[Start of Materials provided]

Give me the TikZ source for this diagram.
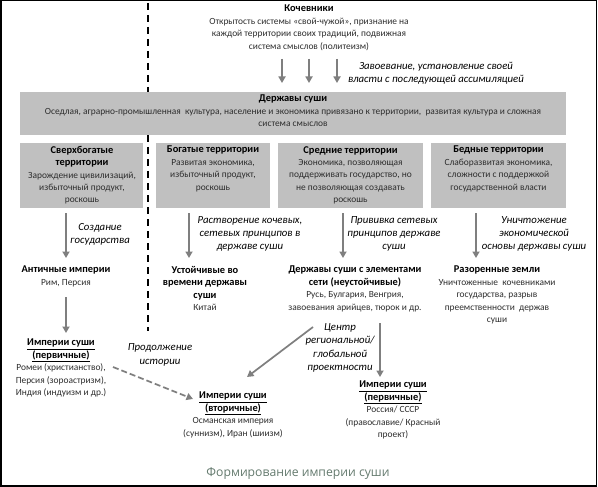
\documentclass[tikz,border=0pt]{standalone}
\usepackage{fontspec}
\setmainfont{Carlito}
\newfontfamily\capfont{Open Sans}
\usetikzlibrary{arrows.meta}
\definecolor{boxgray}{RGB}{192,192,192}
\definecolor{arrgray}{RGB}{127,127,127}
\definecolor{capcol}{RGB}{100,122,110}
\definecolor{txtcol}{RGB}{45,45,45}
\newcommand{\hd}[1]{{\color{black}\bfseries\fontsize{10.4}{13}\selectfont #1}}
\newcommand{\hdu}[1]{{\color{black}\bfseries\fontsize{10.4}{13}\selectfont\underline{#1}}}
\begin{document}
\begin{tikzpicture}[x=1pt,y=-1pt,
  txt/.style={align=center, inner sep=0pt, font=\fontsize{9.4}{12.4}\selectfont, text=txtcol},
  lbl/.style={align=center, inner sep=0pt, font=\itshape\fontsize{10.8}{13.2}\selectfont, text=black},
  gbox/.style={fill=boxgray, draw=none, inner sep=0pt},
  conn/.style={draw=arrgray, line width=1.7pt, -{Triangle[length=6.5pt,width=7pt]}},
  dconn/.style={conn, dash pattern=on 6pt off 3pt},
  divider/.style={draw=black, line width=1.8pt, dash pattern=on 7pt off 5pt},
  frame/.style={draw=black, line width=1.5pt}]
\useasboundingbox (0,0) rectangle (598,487);
\fill[white] (0,0) rectangle (598,487);

% divider
\coordinate (dtop) at (148,3);
\coordinate (dbot) at (148,331);
\draw[divider] (dtop) -- (dbot);

% nomads
\node[txt, anchor=north] (nom) at (309,5) {\hd{Кочевники}\\Открытость системы «свой-чужой», признание на\\каждой территории своих традиций, подвижная\\система смыслов (политеизм)};
\coordinate (k1s) at (282,59); \coordinate (k1e) at (282,83);
\coordinate (k2s) at (309,59); \coordinate (k2e) at (309,83);
\coordinate (k3s) at (337,59); \coordinate (k3e) at (337,83);
\draw[conn] (k1s) -- (k1e);
\draw[conn] (k2s) -- (k2e);
\draw[conn] (k3s) -- (k3e);
\node[lbl] (lk) at (436,73) {Завоевание, установление своей\\власти с последующей ассимиляцией};

% top box
\node[gbox, anchor=north west, minimum width=546, minimum height=43] (top) at (20,92) {};
\node[txt, anchor=north] (toptxt) at (293,95) {\hd{Державы суши}\\Оседлая, аграрно-промышленная\ \ культура, население и экономика привязано к территории,\ \ развитая культура и сложная\\система смыслов};

% four boxes
\node[gbox, anchor=north west, minimum width=123, minimum height=65] (b1) at (20,143) {};
\node[gbox, anchor=north west, minimum width=114, minimum height=65] (b2) at (156,143) {};
\node[gbox, anchor=north west, minimum width=145, minimum height=65] (b3) at (278,143) {};
\node[gbox, anchor=north west, minimum width=135, minimum height=65] (b4) at (431,143) {};
\node[txt, anchor=north] (t1) at (82,146) {\hd{Сверхбогатые}\\\hd{территории}\\Зарождение цивилизаций,\\избыточный продукт,\\роскошь};
\node[txt, anchor=north] (t2) at (213,146) {\hd{Богатые территории}\\Развитая экономика,\\избыточный продукт,\\роскошь};
\node[txt, anchor=north] (t3) at (350.5,146) {\hd{Средние территории}\\Экономика, позволяющая\\поддерживать государство, но\\не позволяющая создавать\\роскошь};
\node[txt, anchor=north] (t4) at (498.5,146) {\hd{Бедные территории}\\Слаборазвитая экономика,\\сложности с поддержкой\\государственной власти};

% arrows row 2
\coordinate (a1s) at (66,213);  \coordinate (a1e) at (66,258);
\coordinate (a2s) at (189,213); \coordinate (a2e) at (189,258);
\coordinate (a3s) at (343,213); \coordinate (a3e) at (343,258);
\coordinate (a4s) at (476,213); \coordinate (a4e) at (476,258);
\draw[conn] (a1s) -- (a1e);
\draw[conn] (a2s) -- (a2e);
\draw[conn] (a3s) -- (a3e);
\draw[conn] (a4s) -- (a4e);
\node[lbl] (l1) at (100,234) {Создание\\государства};
\node[lbl] (l2) at (250,234) {Растворение кочевых,\\сетевых принципов в\\державе суши};
\node[lbl] (l3) at (394,234) {Прививка сетевых\\принципов державе\\суши};
\node[lbl] (l4) at (534,234) {Уничтожение\\экономической\\основы державы суши};

% row 3
\node[txt, anchor=north] (n1) at (66,266) {\hd{Античные империи}\\Рим, Персия};
\node[txt, anchor=north] (n2) at (205,266) {\hd{Устойчивые во}\\\hd{времени державы}\\\hd{суши}\\Китай};
\node[txt, anchor=north] (n3) at (355,266) {\hd{Державы суши с элементами}\\\hd{сети (неустойчивые)}\\Русь, Булгария, Венгрия,\\завоевания арийцев, тюрок и др.};
\node[txt, anchor=north] (n4) at (497,266) {\hd{Разоренные земли}\\Уничтоженные\ \ кочевниками\\государства, разрыв\\преемственности\ \ держав\\суши};

% row 4
\node[txt, anchor=north] (e1) at (61,339) {\hdu{Империи суши}\\\hdu{(первичные)}\\Ромеи (христианство),\\Персия (зороастризм),\\Индия (индуизм и др.)};
\node[txt, anchor=north] (e2) at (233,392) {\hdu{Империи суши}\\\hdu{(вторичные)}\\Османская империя\\(суннизм), Иран (шиизм)};
\node[txt, anchor=north] (e3) at (393,381) {\hdu{Империи суши}\\\hdu{(первичные)}\\Россия/ СССР\\(православие/\ Красный\\проект)};

\coordinate (c1s) at (66,297);  \coordinate (c1e) at (66,333);
\coordinate (c2s) at (113,367); \coordinate (c2e) at (193,399);
\coordinate (c3s) at (313,327); \coordinate (c3e) at (247,377);
\coordinate (c4s) at (380,323); \coordinate (c4e) at (380,377);
\draw[conn] (c1s) -- (c1e);
\draw[dconn] (c2s) -- (c2e);
\draw[conn] (c3s) -- (c3e);
\draw[conn] (c4s) -- (c4e);
\node[lbl] (l5) at (160,355) {Продолжение\\истории};
\node[lbl] (l6) at (340,348) {Центр\\региональной/\\глобальной\\проектности};

% caption
\node[inner sep=0pt, text=capcol, font=\capfont\fontsize{12.2}{14}\selectfont] (cap) at (298,474) {Формирование империи суши};

% frame
\draw[frame] (0.75,0.75) rectangle (596.5,486);
\end{tikzpicture}
\end{document}
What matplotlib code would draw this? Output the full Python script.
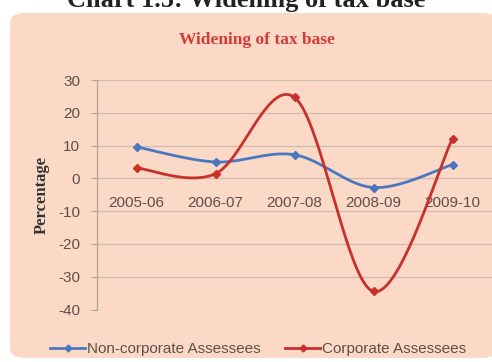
import numpy as np
import matplotlib
matplotlib.use("Agg")
import matplotlib.pyplot as plt
from matplotlib.patches import FancyBboxPatch
from matplotlib.lines import Line2D

# Year-wise growth in number of assessees (%)
years = ["2005-06", "2006-07", "2007-08", "2008-09", "2009-10"]
non_corporate = [9.6, 5.0, 7.2, -2.8, 4.2]
corporate = [3.2, 1.4, 24.7, -34.5, 12.1]
y_ticks = [30, 20, 10, 0, -10, -20, -30, -40]

BLUE = "#4A78C0"
RED = "#C8302C"
PEACH = "#FBD9C6"
GREY = "#5E5048"


def smooth(xs, ys, n=40):
    # Bezier smoothing between points, control points from neighbours
    xs = np.asarray(xs, float)
    ys = np.asarray(ys, float)
    px = np.concatenate([[xs[0]], xs, [xs[-1]]])
    py = np.concatenate([[ys[0]], ys, [ys[-1]]])
    ox, oy = [], []
    t = np.linspace(0, 1, n)
    for i in range(1, len(px) - 2):
        p0 = np.array([px[i], py[i]])
        p3 = np.array([px[i + 1], py[i + 1]])
        c1 = p0 + (np.array([px[i + 1], py[i + 1]]) - np.array([px[i - 1], py[i - 1]])) / 6
        c2 = p3 - (np.array([px[i + 2], py[i + 2]]) - np.array([px[i], py[i]])) / 6
        b = ((1 - t) ** 3)[:, None] * p0 + (3 * (1 - t) ** 2 * t)[:, None] * c1 \
            + (3 * (1 - t) * t ** 2)[:, None] * c2 + (t ** 3)[:, None] * p3
        ox.extend(b[:, 0])
        oy.extend(b[:, 1])
    return ox, oy


fig = plt.figure(figsize=(4.92, 3.62), dpi=100)
fig.patch.set_facecolor("white")

# rounded chart panel, kept behind the axes
panel = FancyBboxPatch((10 / 492, 4 / 362), 0.99, 1 - 13 / 362 - 4 / 362,
                       boxstyle="round,pad=0,rounding_size=0.03",
                       transform=fig.transFigure, facecolor=PEACH,
                       edgecolor="none", zorder=-5)
fig.patches.append(panel)

fig.text(0.5, 1 - 7 / 362, "Chart 1.5: Widening of tax base", ha="center",
         va="baseline", fontsize=19, fontweight="bold", family="Liberation Serif",
         color="#222222")
fig.text(257 / 492, 1 - 40 / 362, "Widening of tax base", ha="center",
         va="center", fontsize=12.5, fontweight="bold", family="Liberation Serif",
         color="#D63A36")

ax = fig.add_axes([97 / 492, 1 - 309.5 / 362, 395 / 492, 229.5 / 362])
ax.set_zorder(2)
ax.set_facecolor("none")
x = np.arange(len(years))
ax.set_xlim(-0.5, len(years) - 0.5)
ax.set_ylim(-40, 30)

for v in y_ticks:
    ax.axhline(v, color="#CDBBB0", lw=0.9, zorder=1)

for s in ["top", "right", "bottom"]:
    ax.spines[s].set_visible(False)
ax.spines["left"].set_color("#B3A297")
ax.spines["left"].set_linewidth(0.9)

ax.set_yticks(y_ticks)
ax.set_yticklabels([str(v) for v in y_ticks])
ax.tick_params(axis="y", length=4, color="#B3A297", labelsize=11,
               labelcolor=GREY, pad=8)
for lab in ax.get_yticklabels():
    lab.set_family("Liberation Sans")
ax.set_xticks([])

# category labels sit just below the zero line
for xi, lab in zip(x, years):
    ax.text(xi, -7.5, lab, ha="center", va="center", fontsize=11,
            family="Liberation Sans", color=GREY, zorder=2)

ax.set_ylabel("Percentage", fontsize=12, fontweight="bold",
              family="Liberation Serif", color="#333333", labelpad=6)

for vals, col in [(non_corporate, BLUE), (corporate, RED)]:
    sx, sy = smooth(x, vals)
    ax.plot(sx, sy, color=col, lw=2, zorder=3, solid_capstyle="round")
    ax.plot(x, vals, ls="none", marker="D", ms=4, color=col, zorder=4)

handles = [Line2D([], [], color=BLUE, lw=2, marker="D", ms=3.5),
           Line2D([], [], color=RED, lw=2, marker="D", ms=3.5)]
fig.legend(handles, ["Non-corporate Assessees", "Corporate Assessees"],
           loc="center", bbox_to_anchor=(258 / 492, 1 - 349 / 362), ncol=2,
           frameon=False, handlelength=2.3, handletextpad=0.1,
           columnspacing=1.6,
           prop={"family": "Liberation Sans", "size": 11},
           labelcolor=GREY)

fig.savefig("out.png", dpi=100, facecolor=fig.get_facecolor())
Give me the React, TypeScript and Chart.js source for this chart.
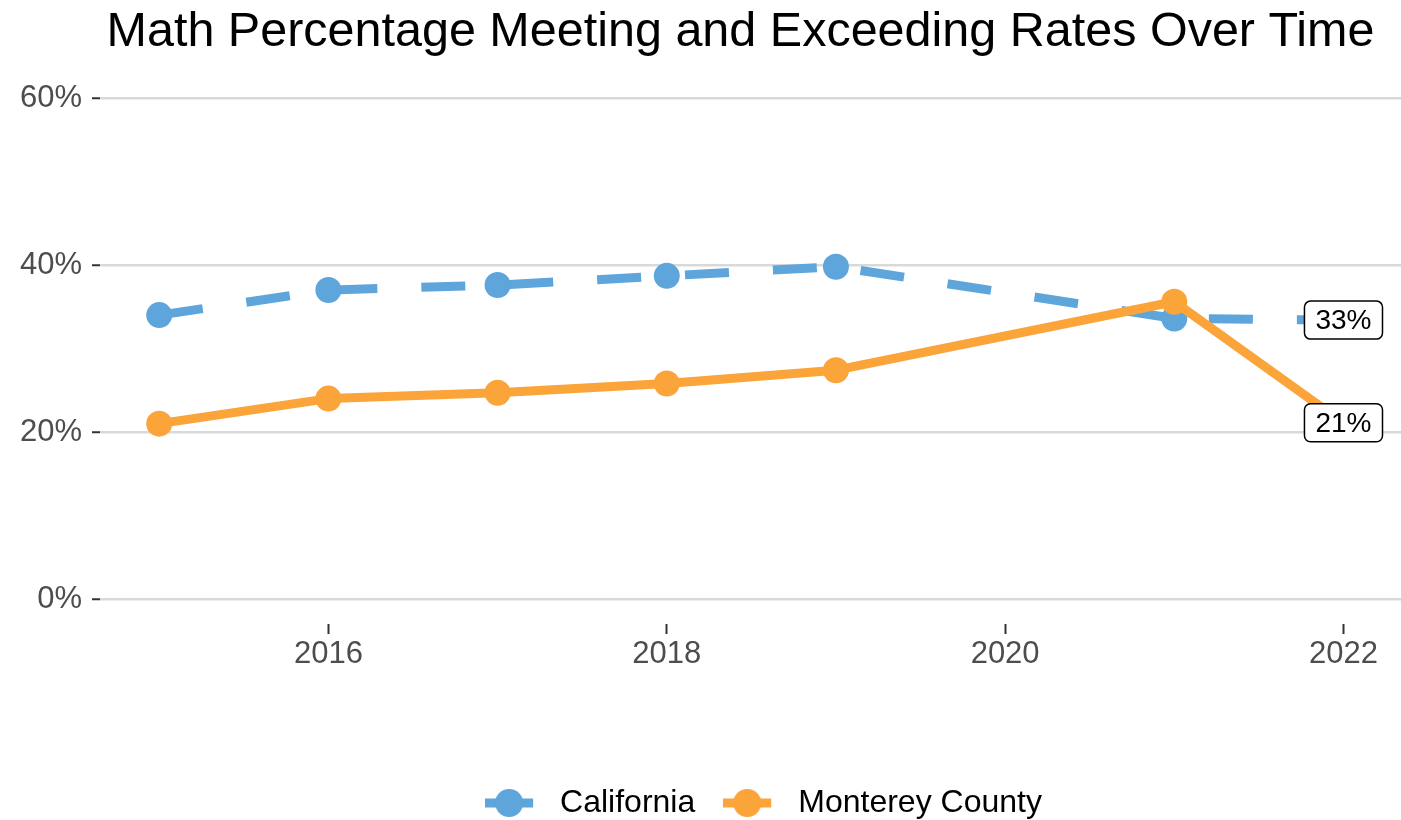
import React, { useEffect, useRef } from 'react';
import { Chart, registerables } from 'chart.js';

Chart.register(...registerables);

const titleText = 'Math Percentage Meeting and Exceeding Rates Over Time';
const years = [2015, 2016, 2017, 2018, 2019, 2021, 2022];
const californiaRates = [34.0, 37.0, 37.6, 38.7, 39.8, 33.6, 33.4];
const montereyRates = [21.0, 24.0, 24.7, 25.8, 27.4, 35.6, 21.1];
const seriesNames = ['California', 'Monterey County'];
const seriesColors = ['#5DA5DA', '#FAA43A'];
const xTickValues = [2016, 2018, 2020, 2022];
const yTickValues = [0, 20, 40, 60];

const FONT = '"Liberation Sans", Arial, Helvetica, sans-serif';
const TITLE_SHIFT_X = 40;
const LEGEND_SHIFT_X = 63;
const LEGEND_SHIFT_Y = 9;

function legendSymbol(color: string): HTMLCanvasElement {
  const c = document.createElement('canvas');
  c.width = 59;
  c.height = 30;
  const ctx = c.getContext('2d')!;
  ctx.fillStyle = color;
  ctx.fillRect(0, 10.5, 48, 9);
  ctx.beginPath();
  ctx.arc(24, 15, 14, 0, Math.PI * 2);
  ctx.fill();
  return c;
}

const endLabelPlugin = {
  id: 'endLabels',
  afterDatasetsDraw(chart: any) {
    const ctx = chart.ctx;
    ctx.save();
    ctx.font = `28px ${FONT}`;
    chart.data.datasets.forEach((ds: any, i: number) => {
      const meta = chart.getDatasetMeta(i);
      const last = meta.data.length - 1;
      const pt = meta.data[last];
      const value = ds.data[last].y;
      const text = Math.round(value) + '%';
      const tw = ctx.measureText(text).width;
      const w = tw + 22;
      const h = 38;
      ctx.beginPath();
      ctx.roundRect(pt.x - w / 2, pt.y - h / 2, w, h, 6);
      ctx.fillStyle = '#ffffff';
      ctx.fill();
      ctx.lineWidth = 1.5;
      ctx.strokeStyle = '#000000';
      ctx.stroke();
      ctx.fillStyle = '#000000';
      ctx.textAlign = 'center';
      ctx.textBaseline = 'middle';
      ctx.fillText(text, pt.x, pt.y + 1);
    });
    ctx.restore();
  },
};

const layoutShiftPlugin = {
  id: 'layoutShift',
  afterLayout(chart: any) {
    const t = chart.titleBlock;
    if (t) {
      t.left += TITLE_SHIFT_X;
      t.right += TITLE_SHIFT_X;
    }
    const l = chart.legend;
    if (l) {
      l.left += LEGEND_SHIFT_X;
      l.right += LEGEND_SHIFT_X;
      l.top += LEGEND_SHIFT_Y;
      l.bottom += LEGEND_SHIFT_Y;
    }
  },
};

export default function App() {
  const canvasRef = useRef<HTMLCanvasElement | null>(null);

  useEffect(() => {
    const canvas = canvasRef.current;
    if (!canvas) return;
    const symbols = seriesColors.map((c) => legendSymbol(c));
    const seriesValues = [californiaRates, montereyRates];

    const chart = new Chart(canvas, {
      type: 'line',
      data: {
        datasets: seriesNames.map((name, i) => ({
          label: name,
          data: years.map((x, j) => ({ x, y: seriesValues[i][j] })),
          borderColor: seriesColors[i],
          backgroundColor: seriesColors[i],
          borderWidth: 9,
          borderDash: i === 0 ? [44, 44] : [],
          borderJoinStyle: 'round',
          borderCapStyle: 'butt',
          pointRadius: 13,
          pointHoverRadius: 13,
          pointBorderWidth: 0,
          pointBackgroundColor: seriesColors[i],
          tension: 0,
          fill: false,
          clip: false,
          order: i === 0 ? 2 : 1,
        })),
      },
      options: {
        responsive: false,
        animation: false,
        events: [],
        layout: { padding: 0, autoPadding: false },
        plugins: {
          title: {
            display: true,
            text: titleText,
            color: '#000000',
            font: { family: FONT, size: 48.5, weight: 'normal', lineHeight: 1 },
            padding: { top: 8, bottom: 16.5 },
          },
          legend: {
            position: 'bottom',
            labels: {
              usePointStyle: true,
              pointStyleWidth: 59,
              padding: 28,
              color: '#000000',
              font: { family: FONT, size: 32 },
              generateLabels: () =>
                seriesNames.map((name, i) => ({
                  text: name,
                  pointStyle: symbols[i],
                  fillStyle: seriesColors[i],
                  strokeStyle: seriesColors[i],
                  lineWidth: 0,
                  hidden: false,
                  datasetIndex: i,
                  fontColor: '#000000',
                })),
            },
          },
          tooltip: { enabled: false },
        },
        scales: {
          x: {
            type: 'linear',
            min: 2014.65,
            max: 2022.34,
            afterBuildTicks: (s: any) => {
              s.ticks = xTickValues.map((v) => ({ value: v }));
            },
            afterFit: (s: any) => {
              s.height = 126;
            },
            grid: {
              display: true,
              drawOnChartArea: false,
              drawTicks: true,
              tickLength: 10,
              tickColor: '#333333',
              tickWidth: 2,
            },
            border: { display: false },
            ticks: {
              color: '#4D4D4D',
              font: { family: FONT, size: 31 },
              padding: 2,
              maxRotation: 0,
              autoSkip: false,
              callback: (v: any) => String(v),
            },
          },
          y: {
            type: 'linear',
            min: -3,
            max: 63,
            afterBuildTicks: (s: any) => {
              s.ticks = yTickValues.map((v) => ({ value: v }));
            },
            afterFit: (s: any) => {
              s.width = 100;
            },
            grid: {
              color: '#D9D9D9',
              lineWidth: 2.5,
              drawTicks: true,
              tickLength: 8,
              tickColor: '#333333',
              tickWidth: 2,
            },
            border: { display: false },
            ticks: {
              color: '#4D4D4D',
              font: { family: FONT, size: 31 },
              padding: 10,
              callback: (v: any) => v + '%',
            },
          },
        },
      },
      plugins: [endLabelPlugin, layoutShiftPlugin],
    } as any);

    return () => chart.destroy();
  }, []);

  return (
    <div style={{ position: 'fixed', left: 0, top: 0, width: 1401, height: 820, background: '#ffffff' }}>
      <canvas ref={canvasRef} width={1401} height={820} style={{ display: 'block' }} />
    </div>
  );
}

[End of Materials provided]

__Your goal__.
Identify each line in the records above that contains the word "React", and copy it out in full.

__Expected answer__.
Give me the React, TypeScript and Chart.js source for this chart.
import React, { useEffect, useRef } from 'react';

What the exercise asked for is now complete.